かつての「ライター」は何かしらのそうしたスキルを持ち、それゆえに文章も高く評価され、報酬も悪くなかったのではないでしょうか。もちろん、メディアの規模や取り上げる分野、連載か単発か、といった点にも左右されるとは思いますが。
ところが、昨今の「ライター」が何を求められているかと言えば、そして「メディア」が何を求めているかと言えば、全体的に「質より量」といった印象が強くなっています。「質」が求められるとしても、それは記事の内容というよりも拡散力。数字を稼げるかどうか、バズれるか否か、といった点に集約されているように見えます。
他方、現在も稼げるライターは当たり前に稼いでいますし、取材能力や文章構成力が秀でている人はひと目でわかります。泡沫ライターに過ぎない、僕自身が受け持っている案件だけでも単価はピンからキリまでありますし、大手メディアであればあるほどその点はしっかりしています。
当然、「紙」と「ウェブ」では求められる能力も、記事の内容や執筆方法ですら変わってきます。同じ「ウェブ」でも媒体によって全く違ったアプローチが必要になってくるでしょうし、こうなってくると、一括りに「ライター」を語るのも難しくなってくるのではないかと。
まとめ:どんな「ライター」になりたい/欲しいの?
大手ポータルサイト、バイラルメディア、企業のオウンドメディア。どこで書くかによって必要とされる能力は異なりますし、文体や構成も自然と調整することになるでしょう。ですが、それらで募集しているのは等しく「ライター」です。――とくれば、単価がピンキリなのも、当然と言えば当然なのかもしれません。

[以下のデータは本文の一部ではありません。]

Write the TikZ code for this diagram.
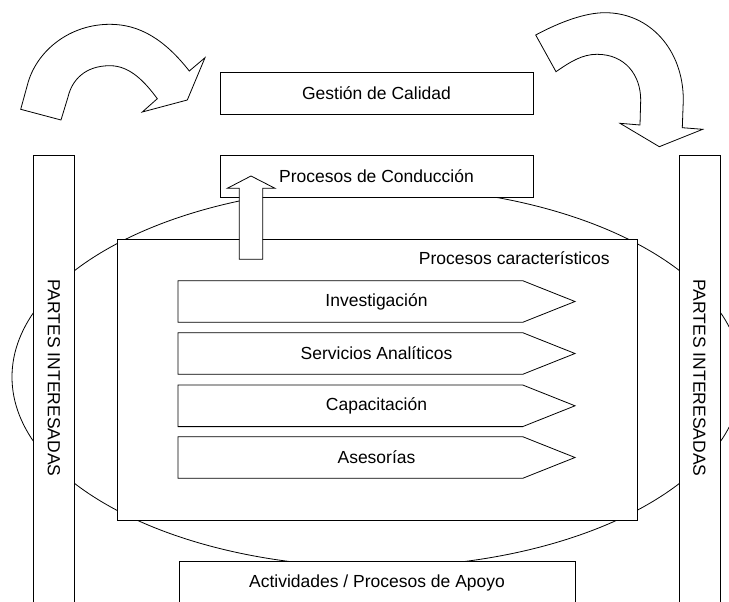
\documentclass[tikz,border=0pt]{standalone}
\usepackage{fontspec}
\setmainfont{Liberation Sans}
\begin{document}
\begin{tikzpicture}[x=1pt,y=-1pt,line width=0.8pt,
  lbl/.style={font=\fontsize{17.5}{20}\selectfont,inner sep=0pt},
  shapefill/.style={draw=black,fill=white,line join=miter},
  boxnode/.style={draw=black,fill=white,inner sep=0pt,outer sep=0pt,
    font=\fontsize{17.5}{20}\selectfont}]
\clip (0,0) rectangle (729,602);

% process landscape ellipse
\draw (377,377) ellipse [x radius=365pt, y radius=190pt];

% stakeholder bars
\draw[shapefill] (33.3,155.7) rectangle (74.3,612);
\draw[shapefill] (679,155.7) rectangle (720,612);
\node[lbl,rotate=-90] (pl) at (53.8,378) {PARTES INTERESADAS};
\node[lbl,rotate=-90] (pr) at (699.5,378) {PARTES INTERESADAS};

% top boxes
\node[boxnode,minimum width=313pt,minimum height=42pt] (gc) at (376.5,93) {Gestión de Calidad};
\node[boxnode,minimum width=313pt,minimum height=42pt] (pc) at (376.5,176.5) {Procesos de Conducción};

% characteristic processes frame
\draw[shapefill] (117,239) rectangle (637,520);
\node[lbl,anchor=east] (pcar) at (610,258) {Procesos característicos};

% pentagon process arrows
\foreach \yy/\nm/\txt in {280.7/inv/Investigación, 332.7/ser/Servicios Analíticos,
                         385/cap/Capacitación, 436.7/ase/Asesorías}{
  \draw[shapefill] (178,\yy) -- (522.7,\yy) -- (575,\yy+20.8) -- (522.7,\yy+41.6)
     -- (178,\yy+41.6) -- cycle;
  \node[lbl] (\nm) at (376.5,\yy+20.8) {\txt};
}

% support activities box
\node[boxnode,minimum width=396pt,minimum height=60pt,anchor=north,text depth=0pt] (apo) at (377,561) {};
\node[lbl] (apot) at (377,583) {Actividades / Procesos de Apoyo};

% upward arrow into the conduction box
\draw[shapefill] (239.3,259.3) -- (239.3,188.3) -- (227.3,188.3) -- (251,176)
  -- (275,188.3) -- (262.7,188.3) -- (262.7,259.3) -- cycle;

% curved arrow on the left
\draw[shapefill] (20.7,109.3) -- (28.3,81.7)
  .. controls (38,50) and (70,24.3) .. (110,24.3)
  .. controls (140,24.3) and (165,40) .. (189.3,71)
  -- (205,57.7) -- (187.3,100) -- (142.3,112) -- (157.3,98.7)
  .. controls (145,82) and (130,65.7) .. (110,65.7)
  .. controls (85,65.7) and (72,80) .. (68,97)
  -- (61,120) -- cycle;

% curved arrow on the right
\draw[shapefill] (535.7,35)
  .. controls (560,22) and (585,12.7) .. (605,12.7)
  .. controls (650,12.7) and (683.3,50) .. (683.3,100)
  -- (682.3,127.7) -- (702.7,129.3) -- (659.3,146.7) -- (620,123.3) -- (640,125)
  -- (640.7,100)
  .. controls (640.7,75) and (625,54.3) .. (597,54.3)
  .. controls (582,54.3) and (570,62) .. (556,71.7)
  -- cycle;
\end{tikzpicture}
\end{document}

メディア側からすれば、「質より量」なのか「量より質」なのかといった違いで、求める「ライター」像も変わってくることでしょう。ライター側はそれを鑑みた上で、自分に何ができるか、何をやりたいかを考え、仕事に取り組む必要があると思います。
そういう意味で、先ほどの記事でLIGブログ編集長の朽木誠一郎さんも仰っていましたが、自分の「ブログ」で情報発信をするのはひとつの手段と言えるのではないでしょうか。
もっとも手軽に実績を作れる個人媒体であると同時に、「自身に何が書けるか」を試行錯誤する実験場として活用することだってできます。もちろん、活躍したいのならそれだけでなく営業も必要になってくるでしょうが、現在は、そうした多彩な切り口から攻めることのできる環境が整っているように感じられます。
自分は、どのような「ライター」になりたいのか。メディア側は、どのような「ライター」を欲しているのか。実際問題、一部では安く買い叩かれている現状もありますが、そういったスキルと期待を擦り合わせつつ、この報酬単価については考えていきたいですね。